__Data excerpt__.
● ● ●

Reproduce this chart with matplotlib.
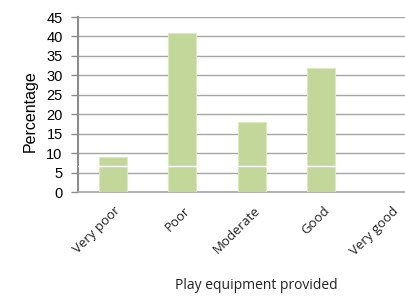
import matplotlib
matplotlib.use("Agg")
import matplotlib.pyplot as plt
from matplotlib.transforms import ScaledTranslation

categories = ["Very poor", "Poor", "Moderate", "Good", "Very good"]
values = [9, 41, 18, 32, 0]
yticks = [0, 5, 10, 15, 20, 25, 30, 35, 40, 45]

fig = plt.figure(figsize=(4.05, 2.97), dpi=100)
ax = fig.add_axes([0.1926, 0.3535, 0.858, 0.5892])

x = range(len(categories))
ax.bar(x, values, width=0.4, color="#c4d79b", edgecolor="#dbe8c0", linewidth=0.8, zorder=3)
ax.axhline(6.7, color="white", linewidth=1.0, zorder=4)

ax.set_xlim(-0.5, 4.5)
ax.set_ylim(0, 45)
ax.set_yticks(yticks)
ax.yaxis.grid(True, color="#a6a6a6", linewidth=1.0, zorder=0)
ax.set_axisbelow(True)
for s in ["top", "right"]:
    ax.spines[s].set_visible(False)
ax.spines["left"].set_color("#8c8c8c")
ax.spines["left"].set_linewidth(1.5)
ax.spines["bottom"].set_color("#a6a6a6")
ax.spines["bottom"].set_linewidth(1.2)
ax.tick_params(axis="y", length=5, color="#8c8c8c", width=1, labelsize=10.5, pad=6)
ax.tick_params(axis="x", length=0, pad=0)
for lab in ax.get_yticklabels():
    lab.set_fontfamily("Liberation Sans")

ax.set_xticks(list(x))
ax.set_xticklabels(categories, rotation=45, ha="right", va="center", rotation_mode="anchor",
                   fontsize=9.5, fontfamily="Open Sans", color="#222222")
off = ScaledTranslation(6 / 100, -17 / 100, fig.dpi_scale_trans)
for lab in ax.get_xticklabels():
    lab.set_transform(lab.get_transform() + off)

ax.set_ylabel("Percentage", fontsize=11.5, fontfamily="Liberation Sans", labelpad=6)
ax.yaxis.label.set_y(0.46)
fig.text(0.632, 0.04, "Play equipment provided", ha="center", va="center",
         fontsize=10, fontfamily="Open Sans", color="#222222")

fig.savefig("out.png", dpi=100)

● ● ●

Reproduce all of the data exactly, omitting each picture it holds.

__Output__.
Reproduce this chart with matplotlib.
import matplotlib
matplotlib.use("Agg")
import matplotlib.pyplot as plt
from matplotlib.transforms import ScaledTranslation

categories = ["Very poor", "Poor", "Moderate", "Good", "Very good"]
values = [9, 41, 18, 32, 0]
yticks = [0, 5, 10, 15, 20, 25, 30, 35, 40, 45]

fig = plt.figure(figsize=(4.05, 2.97), dpi=100)
ax = fig.add_axes([0.1926, 0.3535, 0.858, 0.5892])

x = range(len(categories))
ax.bar(x, values, width=0.4, color="#c4d79b", edgecolor="#dbe8c0", linewidth=0.8, zorder=3)
ax.axhline(6.7, color="white", linewidth=1.0, zorder=4)

ax.set_xlim(-0.5, 4.5)
ax.set_ylim(0, 45)
ax.set_yticks(yticks)
ax.yaxis.grid(True, color="#a6a6a6", linewidth=1.0, zorder=0)
ax.set_axisbelow(True)
for s in ["top", "right"]:
    ax.spines[s].set_visible(False)
ax.spines["left"].set_color("#8c8c8c")
ax.spines["left"].set_linewidth(1.5)
ax.spines["bottom"].set_color("#a6a6a6")
ax.spines["bottom"].set_linewidth(1.2)
ax.tick_params(axis="y", length=5, color="#8c8c8c", width=1, labelsize=10.5, pad=6)
ax.tick_params(axis="x", length=0, pad=0)
for lab in ax.get_yticklabels():
    lab.set_fontfamily("Liberation Sans")

ax.set_xticks(list(x))
ax.set_xticklabels(categories, rotation=45, ha="right", va="center", rotation_mode="anchor",
                   fontsize=9.5, fontfamily="Open Sans", color="#222222")
off = ScaledTranslation(6 / 100, -17 / 100, fig.dpi_scale_trans)
for lab in ax.get_xticklabels():
    lab.set_transform(lab.get_transform() + off)

ax.set_ylabel("Percentage", fontsize=11.5, fontfamily="Liberation Sans", labelpad=6)
ax.yaxis.label.set_y(0.46)
fig.text(0.632, 0.04, "Play equipment provided", ha="center", va="center",
         fontsize=10, fontfamily="Open Sans", color="#222222")

fig.savefig("out.png", dpi=100)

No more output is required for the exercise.